Once configured correctly, perform a rescan of the iSCSI adapter. An iSCSI session should be connected for each VMkernel bound to the software iSCSI adapter. This gives each iSCSI LUN two iSCSI paths using two separate physical network adapters.

 

Finally, you need to set the iops to 1, so that after each iop the system switches to the other path:

 

To change all existing datastores to 1 IOPS:

for i in `esxcli storage nmp device list | grep naa.600` ; do esxcli storage nmp psp roundrobin deviceconfig set -t iops тАУI 1 -d $i; done

To make RR the default PSP for the alua satp (so that new datastores default to RR):

esxcli storage nmp satp set -s VMW_SATP_ALUA -P VMW_PSP_RR

 

Paul Hutchings
Super Advisor

Re: P4000 VSA in Production?

Thanks, and to confirm we already have it setup like that.

 

What I'm saying is that if I have, say, two nodes, if vmware-volume1 gets node1 assigned as the gateway node for a connection from my vSphere host, sure I'll have two sessions, one for each VMK, but they'll each go to node1.

 

So, if I have several volumes sure, it balances across the nodes, but any individual volume will only ever be served by a single node so the bottleneck is always the NICs (in reality it's not much of a bottleneck but YKWIM).

 

Do you know with the VSA if you have 10gbps pNICs in the boxes hosting the VSAs if the vNIC limits the throughput for each VSA at one gig?

Tedh256
Frequent Advisor

Re: P4000 VSA in Production?

"What I'm saying is that if I have, say, two nodes, if vmware-volume1 gets node1 assigned as the gateway node for a connection from my vSphere host, sure I'll have two sessions, one for each VMK, but they'll each go to node1."

 

That is not my understanding - the VIF will re-direct subsequent requests to other nodes, in "round robin" fashion - it is not a function of the requestor OS at that point, but simply how the P4000 redirector works.

 

I could be wrong, and have not looked at it in depth beyond the docs and beyond what HP SE's have told me, but that has been my understanding.

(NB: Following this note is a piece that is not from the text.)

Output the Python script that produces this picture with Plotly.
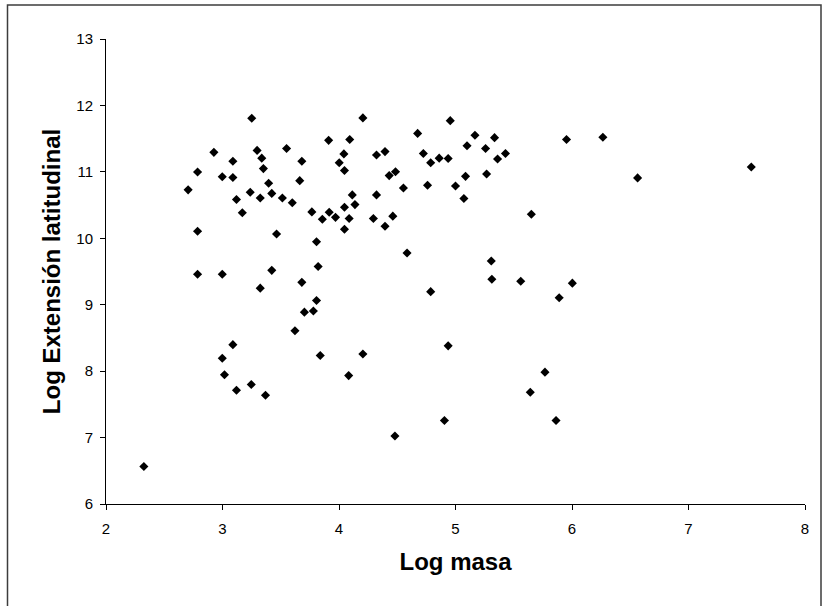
import plotly.graph_objects as go

# Log body mass vs. log latitudinal extent, one marker per species
log_masa = [
    2.325, 2.705, 2.786, 2.786, 2.786, 2.926, 2.998, 2.998, 2.998, 3.017,
    3.089, 3.089, 3.089, 3.120, 3.120, 3.170, 3.238, 3.251, 3.247, 3.297,
    3.324, 3.324, 3.337, 3.351, 3.369, 3.396, 3.423, 3.423, 3.464, 3.514,
    3.550, 3.599, 3.622, 3.663, 3.681, 3.681, 3.703, 3.767, 3.780, 3.807,
    3.807, 3.821, 3.839, 3.857, 3.911, 3.916, 3.970, 4.002, 4.042, 4.047,
    4.047, 4.047, 4.083, 4.087, 4.092, 4.114, 4.137, 4.205, 4.205, 4.295,
    4.322, 4.322, 4.395, 4.395, 4.431, 4.462, 4.480, 4.485, 4.553, 4.584,
    4.675, 4.724, 4.760, 4.787, 4.787, 4.860, 4.905, 4.937, 4.937, 4.955,
    5.000, 5.072, 5.086, 5.099, 5.167, 5.258, 5.267, 5.307, 5.312, 5.335,
    5.361, 5.429, 5.560, 5.642, 5.651, 5.768, 5.863, 5.890, 5.953, 6.003,
    6.265, 6.563, 7.539,
]
log_extension = [
    6.564, 10.729, 10.997, 10.105, 9.459, 11.294, 10.927, 9.459, 8.195, 7.945,
    11.160, 10.915, 8.399, 10.583, 7.712, 10.385, 10.694, 11.806, 7.799, 11.323,
    10.606, 9.249, 11.206, 11.049, 7.636, 10.828, 10.676, 9.517, 10.065, 10.606,
    11.352, 10.536, 8.609, 10.868, 11.160, 9.337, 8.888, 10.397, 8.906, 9.948,
    9.063, 9.575, 8.236, 10.286, 11.474, 10.391, 10.315, 11.136, 11.270, 11.020,
    10.467, 10.135, 7.933, 10.298, 11.486, 10.653, 10.507, 11.812, 8.259, 10.298,
    10.653, 11.253, 11.305, 10.181, 10.944, 10.333, 7.024, 11.002, 10.758, 9.779,
    11.579, 11.276, 10.798, 11.136, 9.197, 11.206, 7.257, 11.200, 8.381, 11.771,
    10.787, 10.600, 10.932, 11.393, 11.550, 11.352, 10.967, 9.657, 9.383, 11.515,
    11.194, 11.276, 9.354, 7.683, 10.362, 7.985, 7.257, 9.104, 11.486, 9.325,
    11.521, 10.909, 11.072,
]

x_ticks = [2, 3, 4, 5, 6, 7, 8]
y_ticks = [6, 7, 8, 9, 10, 11, 12, 13]

fig = go.Figure(
    go.Scatter(
        x=log_masa,
        y=log_extension,
        mode="markers",
        marker=dict(symbol="diamond", size=7, color="black", line=dict(width=0)),
        hoverinfo="x+y",
    )
)

axis_common = dict(
    showgrid=False,
    zeroline=False,
    showline=True,
    linecolor="black",
    linewidth=1,
    ticks="outside",
    ticklen=5,
    tickcolor="black",
    tickwidth=1,
    tickfont=dict(family="Liberation Sans, Arial, sans-serif", size=15, color="black"),
)

fig.update_xaxes(
    range=[2, 8],
    tickvals=x_ticks,
    ticklabelstandoff=6,
    title=dict(
        text="Log masa",
        font=dict(family="Liberation Sans, Arial, sans-serif", size=24, color="black", weight="bold"),
        standoff=17,
    ),
    **axis_common,
)
fig.update_yaxes(
    range=[6, 13],
    tickvals=y_ticks,
    ticklabelstandoff=4,
    title=dict(
        text="Log Extensión latitudinal",
        font=dict(family="Liberation Sans, Arial, sans-serif", size=24, color="black", weight="bold"),
        standoff=8,
    ),
    **axis_common,
)

# Chart-area frame around the whole figure
plot_left, plot_right, plot_top, plot_bottom = 106, 805, 39, 504
pw, ph = plot_right - plot_left, plot_bottom - plot_top
fig.add_shape(
    type="rect",
    xref="paper", yref="paper",
    x0=(7.5 - plot_left) / pw, x1=(821 - plot_left) / pw,
    y0=(plot_bottom - 640) / ph, y1=(plot_bottom - 5) / ph,
    line=dict(color="#3c3c3c", width=1.5),
    fillcolor="rgba(0,0,0,0)",
    layer="below",
)

fig.update_layout(
    width=825,
    height=606,
    margin=dict(l=plot_left, r=825 - plot_right, t=plot_top, b=606 - plot_bottom),
    paper_bgcolor="white",
    plot_bgcolor="white",
    showlegend=False,
    font=dict(family="Liberation Sans, Arial, sans-serif"),
)

fig.write_html("out.html")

I'd love to know if I am wrong - please shoot me any info you have!

 

"Do you know with the VSA if you have 10gbps pNICs in the boxes hosting the VSAs if the vNIC limits the throughput for each VSA at one gig?"

 

I do not know for sure - but if you are using the vmnet 3 nics in the VSA, they should not be limited to 1GB

 

 

Paul Hutchings
Super Advisor

Re: P4000 VSA in Production?

I think it's just a plain limit/restriction that is present on any OS that doesn't use the DSM MPIO module - so basically anything other than Windows :)

 

I'd love to be proved wrong, but I'm pretty sure I'm not and that a given volume/lun can only ever be served up from a single node and regardless of the number of MPIO connections to that volume, they'll all be served by the same node.